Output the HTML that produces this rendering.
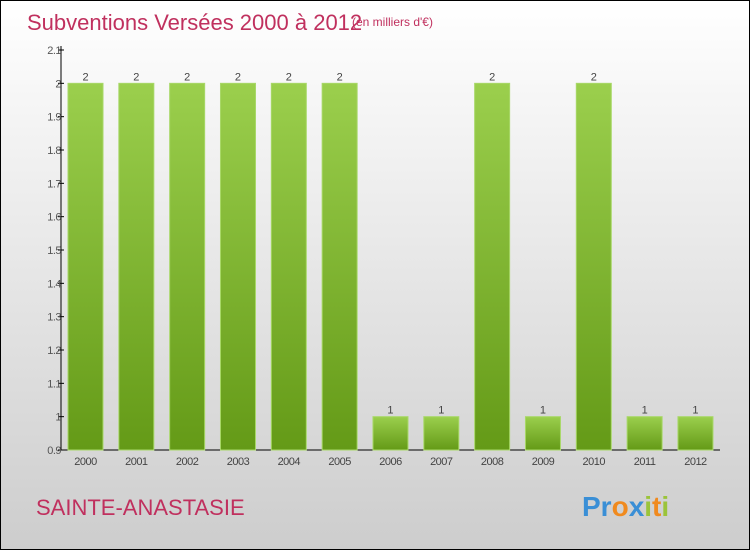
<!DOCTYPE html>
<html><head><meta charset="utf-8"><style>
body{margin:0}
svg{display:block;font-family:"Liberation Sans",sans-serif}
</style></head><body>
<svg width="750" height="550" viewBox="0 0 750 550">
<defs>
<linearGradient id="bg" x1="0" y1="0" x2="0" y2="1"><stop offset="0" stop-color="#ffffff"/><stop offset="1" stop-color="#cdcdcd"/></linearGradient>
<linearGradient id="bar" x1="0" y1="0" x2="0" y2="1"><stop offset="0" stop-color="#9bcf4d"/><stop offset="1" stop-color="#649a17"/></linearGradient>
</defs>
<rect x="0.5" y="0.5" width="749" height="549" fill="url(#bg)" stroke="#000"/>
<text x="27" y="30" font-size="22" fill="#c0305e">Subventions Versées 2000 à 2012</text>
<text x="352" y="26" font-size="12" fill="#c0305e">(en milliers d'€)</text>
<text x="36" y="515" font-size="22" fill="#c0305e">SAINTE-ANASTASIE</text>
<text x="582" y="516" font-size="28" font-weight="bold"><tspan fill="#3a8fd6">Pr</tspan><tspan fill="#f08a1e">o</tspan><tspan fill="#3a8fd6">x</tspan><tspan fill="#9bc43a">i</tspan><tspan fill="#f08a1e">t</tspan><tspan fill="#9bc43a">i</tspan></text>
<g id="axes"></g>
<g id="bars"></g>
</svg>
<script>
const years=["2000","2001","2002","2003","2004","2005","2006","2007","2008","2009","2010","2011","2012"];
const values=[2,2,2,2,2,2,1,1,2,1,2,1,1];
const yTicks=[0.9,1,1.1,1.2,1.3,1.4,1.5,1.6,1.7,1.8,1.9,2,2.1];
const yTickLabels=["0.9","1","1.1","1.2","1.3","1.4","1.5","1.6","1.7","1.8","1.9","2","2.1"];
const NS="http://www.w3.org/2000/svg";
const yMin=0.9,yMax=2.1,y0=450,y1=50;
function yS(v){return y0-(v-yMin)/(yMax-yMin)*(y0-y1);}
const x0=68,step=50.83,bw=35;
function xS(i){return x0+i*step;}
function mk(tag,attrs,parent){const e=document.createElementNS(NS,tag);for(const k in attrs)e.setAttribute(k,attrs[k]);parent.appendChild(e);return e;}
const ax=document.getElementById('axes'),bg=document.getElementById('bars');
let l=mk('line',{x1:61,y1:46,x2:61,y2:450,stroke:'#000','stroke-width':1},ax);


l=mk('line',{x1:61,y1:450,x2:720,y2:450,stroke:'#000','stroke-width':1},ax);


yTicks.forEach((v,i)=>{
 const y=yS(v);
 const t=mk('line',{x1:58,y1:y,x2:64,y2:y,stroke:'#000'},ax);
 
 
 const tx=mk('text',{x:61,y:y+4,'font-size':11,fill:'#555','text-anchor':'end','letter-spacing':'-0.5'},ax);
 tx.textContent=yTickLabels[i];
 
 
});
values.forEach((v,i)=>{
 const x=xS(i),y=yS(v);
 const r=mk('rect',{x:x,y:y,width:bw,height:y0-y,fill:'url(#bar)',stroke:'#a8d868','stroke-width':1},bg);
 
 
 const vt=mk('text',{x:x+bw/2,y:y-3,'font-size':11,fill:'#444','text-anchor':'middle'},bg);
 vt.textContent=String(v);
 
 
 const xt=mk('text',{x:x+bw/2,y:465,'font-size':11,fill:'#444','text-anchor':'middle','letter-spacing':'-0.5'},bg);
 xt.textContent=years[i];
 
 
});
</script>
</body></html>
▬▬▬▬▬▬
> **WORK REQUIRED**: Quote the data above in full and without alteration; skip the pictures.

> **WRITTEN RESPONSE**:
Output the HTML that produces this rendering.
<!DOCTYPE html>
<html><head><meta charset="utf-8"><style>
body{margin:0}
svg{display:block;font-family:"Liberation Sans",sans-serif}
</style></head><body>
<svg width="750" height="550" viewBox="0 0 750 550">
<defs>
<linearGradient id="bg" x1="0" y1="0" x2="0" y2="1"><stop offset="0" stop-color="#ffffff"/><stop offset="1" stop-color="#cdcdcd"/></linearGradient>
<linearGradient id="bar" x1="0" y1="0" x2="0" y2="1"><stop offset="0" stop-color="#9bcf4d"/><stop offset="1" stop-color="#649a17"/></linearGradient>
</defs>
<rect x="0.5" y="0.5" width="749" height="549" fill="url(#bg)" stroke="#000"/>
<text x="27" y="30" font-size="22" fill="#c0305e">Subventions Versées 2000 à 2012</text>
<text x="352" y="26" font-size="12" fill="#c0305e">(en milliers d'€)</text>
<text x="36" y="515" font-size="22" fill="#c0305e">SAINTE-ANASTASIE</text>
<text x="582" y="516" font-size="28" font-weight="bold"><tspan fill="#3a8fd6">Pr</tspan><tspan fill="#f08a1e">o</tspan><tspan fill="#3a8fd6">x</tspan><tspan fill="#9bc43a">i</tspan><tspan fill="#f08a1e">t</tspan><tspan fill="#9bc43a">i</tspan></text>
<g id="axes"></g>
<g id="bars"></g>
</svg>
<script>
const years=["2000","2001","2002","2003","2004","2005","2006","2007","2008","2009","2010","2011","2012"];
const values=[2,2,2,2,2,2,1,1,2,1,2,1,1];
const yTicks=[0.9,1,1.1,1.2,1.3,1.4,1.5,1.6,1.7,1.8,1.9,2,2.1];
const yTickLabels=["0.9","1","1.1","1.2","1.3","1.4","1.5","1.6","1.7","1.8","1.9","2","2.1"];
const NS="http://www.w3.org/2000/svg";
const yMin=0.9,yMax=2.1,y0=450,y1=50;
function yS(v){return y0-(v-yMin)/(yMax-yMin)*(y0-y1);}
const x0=68,step=50.83,bw=35;
function xS(i){return x0+i*step;}
function mk(tag,attrs,parent){const e=document.createElementNS(NS,tag);for(const k in attrs)e.setAttribute(k,attrs[k]);parent.appendChild(e);return e;}
const ax=document.getElementById('axes'),bg=document.getElementById('bars');
let l=mk('line',{x1:61,y1:46,x2:61,y2:450,stroke:'#000','stroke-width':1},ax);


l=mk('line',{x1:61,y1:450,x2:720,y2:450,stroke:'#000','stroke-width':1},ax);


yTicks.forEach((v,i)=>{
 const y=yS(v);
 const t=mk('line',{x1:58,y1:y,x2:64,y2:y,stroke:'#000'},ax);
 
 
 const tx=mk('text',{x:61,y:y+4,'font-size':11,fill:'#555','text-anchor':'end','letter-spacing':'-0.5'},ax);
 tx.textContent=yTickLabels[i];
 
 
});
values.forEach((v,i)=>{
 const x=xS(i),y=yS(v);
 const r=mk('rect',{x:x,y:y,width:bw,height:y0-y,fill:'url(#bar)',stroke:'#a8d868','stroke-width':1},bg);
 
 
 const vt=mk('text',{x:x+bw/2,y:y-3,'font-size':11,fill:'#444','text-anchor':'middle'},bg);
 vt.textContent=String(v);
 
 
 const xt=mk('text',{x:x+bw/2,y:465,'font-size':11,fill:'#444','text-anchor':'middle','letter-spacing':'-0.5'},bg);
 xt.textContent=years[i];
 
 
});
</script>
</body></html>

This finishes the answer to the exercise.